Entre climat et densité, les villes de plus en plus menacées par les chaleurs extrêmes
Agence France-Presse
La hausse de l'exposition aux chaleurs extrêmes dans les zones urbaines, provoquée par leur densité et le réchauffement climatique, risque de priver les populations pauvres d'une vie meilleure dans ces villes, selon une étude scientifique publiée lundi.
«En Afrique et en Asie du Sud, où vivent déjà des centaines de millions de pauvres en milieu urbain (...) sans investissements suffisants, sans intervention humanitaire et sans soutien des gouvernements, la chaleur extrême peut limiter de manière décisive la capacité des populations pauvres à réaliser les gains économiques associés à l'urbanisation», écrivent les auteurs de l'étude, parue dans la revue «Proceedings of the National Academy of Sciences».
En cause, les «îlots de chaleur» dus à la densité des villes, où le béton, l'asphalte et la moindre végétation tendent à enfermer la chaleur.
Pour parvenir à leurs résultats, les chercheurs ont étudié plus de 13 000 villes, en fixant un seuil de chaleur extrême à 30°C en température au thermomètre-globe mouillé («Wet Bulb Globe Temperature»), un indice qui prend en compte la chaleur et l'humidité.
À partir de ce seuil, «même les personnes les plus saines ont du mal à rester longtemps à l'extérieur, et les personnes en mauvaise santé peuvent tomber très malades ou même mourir», explique l'Institut de la Terre de l'université de Columbia (New York), associé à l'étude.
Sur 13 115 villes étudiées, le nombre de personnes/jours (le nombre de personnes concernées multiplié par le nombre de jours) est passé de 40 milliards en 1983 à 119 milliards en 2016, calculent les scientifiques des universités de Californie Santa Barbara, Minnesota Twin Cities, Arizona et Columbia.
1.7 milliards de personnes touchées
Parmi les villes les plus touchées figure Dacca, la capitale du Bangladesh, qui a connu une augmentation de 575 millions de personnes-jours de chaleur extrême pendant la période étudiée (1983-2016), une exposition accrue due à 80% à l'explosion de sa population (de quatre à 22 millions), selon l'Institut de la Terre.
En 2016, 1,7 milliard de personnes ont été exposées à ces températures plus d'un jour par an, ajoute cet institut.
«Cela ne signifie pas que Dacca n'a pas connu un réchauffement substantiel, mais que la croissance démographique a été encore plus rapide», écrit l'Institut.
D'autres villes présentent des tendances similaires, comme Shanghai, Guangzhou (Chine), Rangoun (Birmanie), Bangkok (Thaïlande), Dubaï (Émirats arabes unis), Hanoï (Vietnam), Khartoum (Soudan) ou encore plusieurs villes du Pakistan, d'Inde et de la péninsule arabique.
D'un autre côté, certaines autres grandes villes ont vu près de la moitié ou plus de leur exposition causée par le seul réchauffement climatique par rapport à la croissance démographique.
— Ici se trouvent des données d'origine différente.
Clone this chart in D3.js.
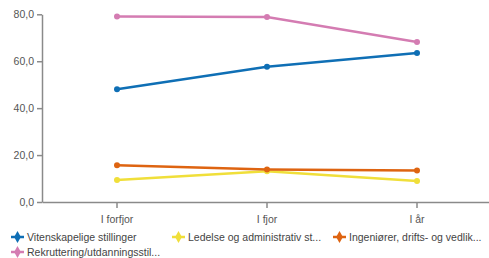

Il s'agit de Bagdad (Irak), Le Caire (Égypte), Koweït City, Lagos (Nigeria), Calcutta, Bombay (Inde) et d'autres grandes villes d'Inde et du Bangladesh.
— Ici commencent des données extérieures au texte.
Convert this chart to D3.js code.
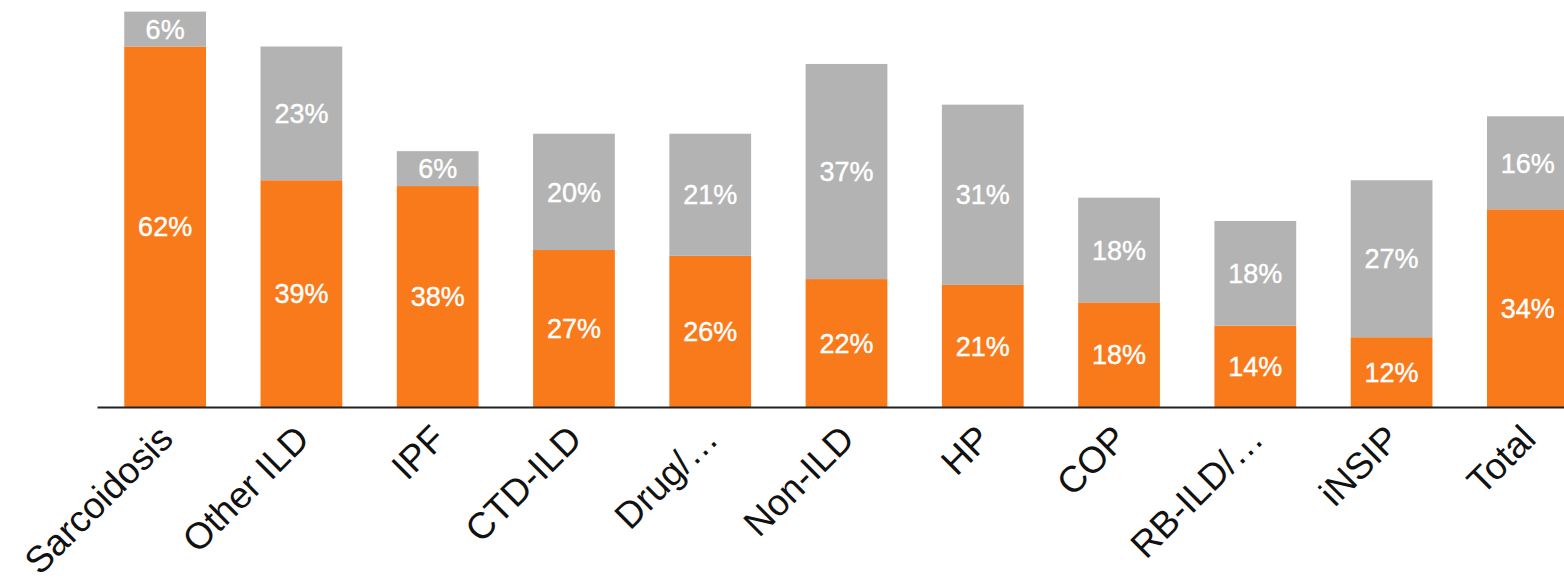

Les auteurs soulignent l'importance de parvenir à différencier les facteurs démographiques et climatiques pour mieux définir des politiques locales.
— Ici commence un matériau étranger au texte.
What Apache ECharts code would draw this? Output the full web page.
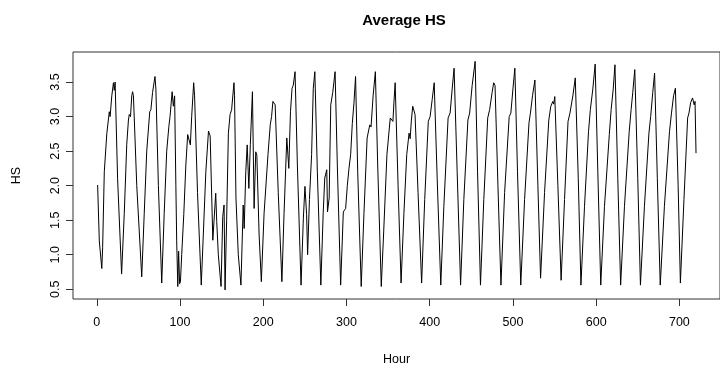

Aux États-Unis, une quarantaine de villes importantes ont vu leur exposition «augmenter rapidement, principalement au Texas et sur la côte du Golfe» du Mexique (Alabama, Floride, Louisiane, Mississippi, Texas), alors que l'étude, qui s'est arrêtée à 2016, ne prend pas en compte les records de chaleur meurtrière qui ont frappé le nord-est des États-Unis et le sud du Canada durant l'été 2021.